L’ICANN est aujourd’hui conscient que le système de Whois actuel n’est plus viable. Poursuivant l’objectif de mise en conformité, l’ICANN a mandaté un cabinet de conseil juridique pour étudier les différentes notions du Règlement appliquées à l’écosystème des noms de domaine, et plus particulièrement au Whois.

En parallèle, l’ICANN a pris la décision de ne pas engager de poursuites contre les Registres et Bureaux d’enregistrement se positionnant en non-conformité vis-à-vis des contrats d’accréditation en raison du respect des obligations RGPD. Cette exemption est accordée sous conditions, notamment en partageant à l’ICANN le modèle de conformité adopté.

Une refonte du Whois en 2018 ?

Les premières propositions de modèle de Whois conforme au RGPD concordent vers un système d’accès différencié selon la qualité de la personne demanderesse.

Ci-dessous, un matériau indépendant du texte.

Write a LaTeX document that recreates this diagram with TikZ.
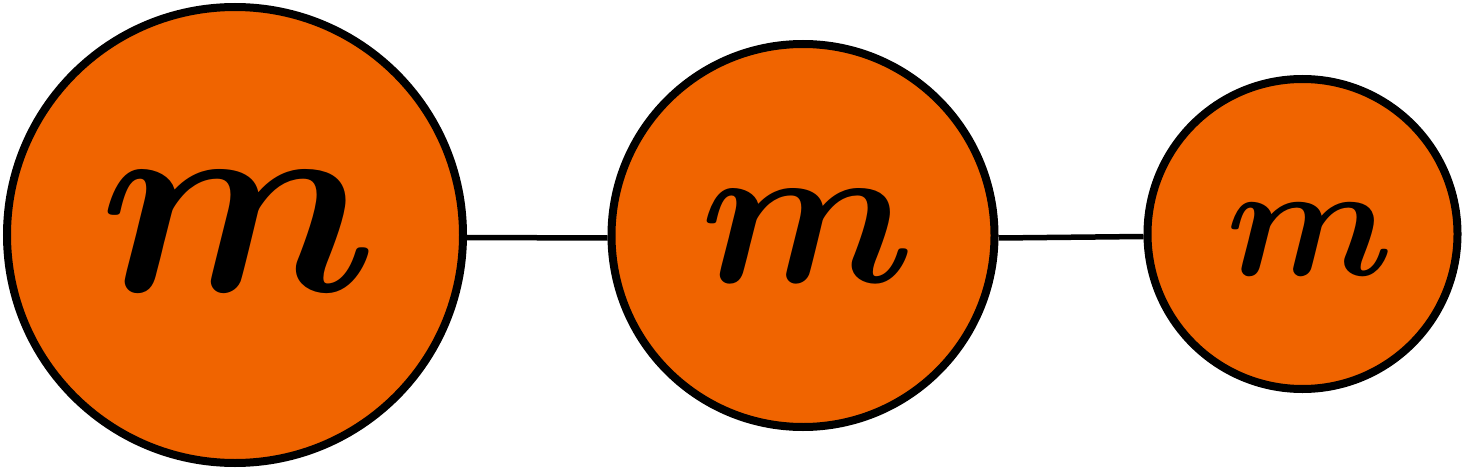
\documentclass[tikz,border=0pt]{standalone}
\usepackage{graphicx}
\usepackage{bm}
\definecolor{ballorange}{RGB}{240,100,0}
\tikzset{
  ball/.style={circle, draw=black, line width=8pt, fill=ballorange, inner sep=0pt, text=black},
  link/.style={draw=black, line width=5.5pt},
  mlabel/.style={inner sep=0pt, text=black}
}
\begin{document}
\begin{tikzpicture}[x=1pt,y=-1pt]
\useasboundingbox (0,0) rectangle (1464,468);
\node[ball, minimum size=456pt] (a) at (235,235) {};
\node[ball, minimum size=383pt] (b) at (803,235.5) {};
\node[ball, minimum size=310pt] (c) at (1302.5,234) {};
\draw[link] ([yshift=-2.5pt]a.east) -- ([yshift=-2.5pt]b.west);
\draw[link] ([yshift=-2.5pt]b.east) -- ([yshift=-2.5pt]c.west);
\node[mlabel] (ma) at (239,231) {\scalebox{27}{$\bm{m}$}};
\node[mlabel] (mb) at (808,236) {\scalebox{20.8}{$\bm{m}$}};
\node[mlabel] (mc) at (1310,239.5) {\scalebox{16.2}{$\bm{m}$}};
\end{tikzpicture}
\end{document}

Ces propositions ne modifient pas tant la collecte des données, mais plus la manière dont elles sont affichées.

Les personnes physiques auraient la possibilité de masquer leurs données personnelles, selon un système d’opt-in au moment de l’enregistrement. Egalement, avant d’afficher la fiche Whois, une proposition de modèle envisage de cocher quelle est la finalité recherchée, telle que connaître la disponibilité du nom de domaine, ou lutter contre une fraude, ou contacter le titulaire pour lui signifier une atteinte à un droit de propriété intellectuelle. La fiche Whois afficherait ainsi les données personnelles nécessaires à la finalité poursuivie par le demandeur.

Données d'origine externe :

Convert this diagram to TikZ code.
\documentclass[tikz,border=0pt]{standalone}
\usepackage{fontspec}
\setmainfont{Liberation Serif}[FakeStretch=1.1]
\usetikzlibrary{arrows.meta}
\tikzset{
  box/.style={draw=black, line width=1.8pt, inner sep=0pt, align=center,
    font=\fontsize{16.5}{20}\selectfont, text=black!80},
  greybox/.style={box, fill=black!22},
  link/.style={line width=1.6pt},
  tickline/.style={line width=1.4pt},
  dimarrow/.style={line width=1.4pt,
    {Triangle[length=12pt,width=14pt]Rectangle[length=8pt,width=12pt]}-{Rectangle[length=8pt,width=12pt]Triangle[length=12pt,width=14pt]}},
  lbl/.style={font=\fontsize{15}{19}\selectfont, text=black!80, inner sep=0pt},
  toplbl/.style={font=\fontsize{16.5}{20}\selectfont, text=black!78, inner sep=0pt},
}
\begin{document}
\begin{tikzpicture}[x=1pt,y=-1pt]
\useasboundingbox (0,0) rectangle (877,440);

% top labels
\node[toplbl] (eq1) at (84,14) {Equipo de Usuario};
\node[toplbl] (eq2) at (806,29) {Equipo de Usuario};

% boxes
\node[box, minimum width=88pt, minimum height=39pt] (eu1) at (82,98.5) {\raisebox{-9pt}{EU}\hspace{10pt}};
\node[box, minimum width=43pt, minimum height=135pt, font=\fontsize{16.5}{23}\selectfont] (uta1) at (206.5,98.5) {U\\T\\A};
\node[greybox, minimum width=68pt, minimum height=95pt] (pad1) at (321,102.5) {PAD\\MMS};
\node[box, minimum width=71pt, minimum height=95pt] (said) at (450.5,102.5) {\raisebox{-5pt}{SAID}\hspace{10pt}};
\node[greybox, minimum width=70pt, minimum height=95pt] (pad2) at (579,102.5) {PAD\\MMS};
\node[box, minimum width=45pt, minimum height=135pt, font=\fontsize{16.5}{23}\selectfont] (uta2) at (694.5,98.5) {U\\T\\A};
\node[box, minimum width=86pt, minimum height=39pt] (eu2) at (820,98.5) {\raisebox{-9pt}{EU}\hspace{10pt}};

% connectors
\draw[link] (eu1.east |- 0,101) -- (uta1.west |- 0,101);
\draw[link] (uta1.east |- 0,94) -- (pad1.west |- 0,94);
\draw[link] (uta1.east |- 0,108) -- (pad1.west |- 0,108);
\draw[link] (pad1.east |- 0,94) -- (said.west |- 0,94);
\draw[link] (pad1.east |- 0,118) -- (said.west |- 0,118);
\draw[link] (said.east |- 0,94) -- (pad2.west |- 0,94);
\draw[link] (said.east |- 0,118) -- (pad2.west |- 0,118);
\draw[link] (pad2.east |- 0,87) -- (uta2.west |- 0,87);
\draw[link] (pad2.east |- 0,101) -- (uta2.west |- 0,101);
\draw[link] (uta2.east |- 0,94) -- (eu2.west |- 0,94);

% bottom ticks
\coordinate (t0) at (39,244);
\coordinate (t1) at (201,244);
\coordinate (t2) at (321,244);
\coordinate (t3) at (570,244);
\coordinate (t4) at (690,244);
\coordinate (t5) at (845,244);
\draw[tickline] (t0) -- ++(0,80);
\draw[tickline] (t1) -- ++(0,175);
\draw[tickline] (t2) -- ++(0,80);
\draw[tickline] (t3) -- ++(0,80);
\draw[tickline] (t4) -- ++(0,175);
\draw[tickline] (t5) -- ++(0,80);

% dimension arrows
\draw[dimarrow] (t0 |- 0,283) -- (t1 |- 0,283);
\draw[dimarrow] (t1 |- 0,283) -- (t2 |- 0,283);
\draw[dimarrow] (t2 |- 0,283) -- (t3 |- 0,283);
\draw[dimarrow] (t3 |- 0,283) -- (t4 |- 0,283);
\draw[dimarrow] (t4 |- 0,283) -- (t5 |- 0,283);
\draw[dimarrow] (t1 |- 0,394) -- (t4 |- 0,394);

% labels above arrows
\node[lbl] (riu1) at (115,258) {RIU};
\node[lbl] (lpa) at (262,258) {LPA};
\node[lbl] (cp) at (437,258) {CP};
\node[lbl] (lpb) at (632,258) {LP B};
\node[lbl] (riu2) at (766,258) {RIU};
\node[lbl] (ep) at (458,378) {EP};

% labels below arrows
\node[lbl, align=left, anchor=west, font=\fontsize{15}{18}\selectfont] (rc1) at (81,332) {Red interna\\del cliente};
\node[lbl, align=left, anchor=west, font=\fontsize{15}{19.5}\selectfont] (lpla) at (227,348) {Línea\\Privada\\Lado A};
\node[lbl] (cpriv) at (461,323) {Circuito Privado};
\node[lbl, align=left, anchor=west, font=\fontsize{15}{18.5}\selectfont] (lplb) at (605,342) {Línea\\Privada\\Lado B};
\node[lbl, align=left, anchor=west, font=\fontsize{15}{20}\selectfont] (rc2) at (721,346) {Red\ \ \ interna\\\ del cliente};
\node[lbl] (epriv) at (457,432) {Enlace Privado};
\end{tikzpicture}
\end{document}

Le cabinet Hamilton, conseil juridique de l’ICANN sur le RGPD, conclut son étude en évoquant la nécessaire révision du Whois, et rejoint les propositions en conseillant de réfléchir à une solution temporaire permettant un accès différencié par couches aux données du Whois, selon la finalité poursuivie par le demandeur.

Cette hypothèse corrobore avec celle évoquée par le G29 dans son courrier du 7 décembre 2017. En effet, depuis 2003, le G29 évoque cette solution d’accès aux données Whois par couches.

Ces réflexions rejoignent enfin ce qui est d’ores et déjà en vigueur pour certaines extensions pays ou régionales, telles que .FR, ou .EU, nécessitant de justifier la finalité poursuivie afin de bénéficier de la levée de l’anonymat d’un titulaire personne physique.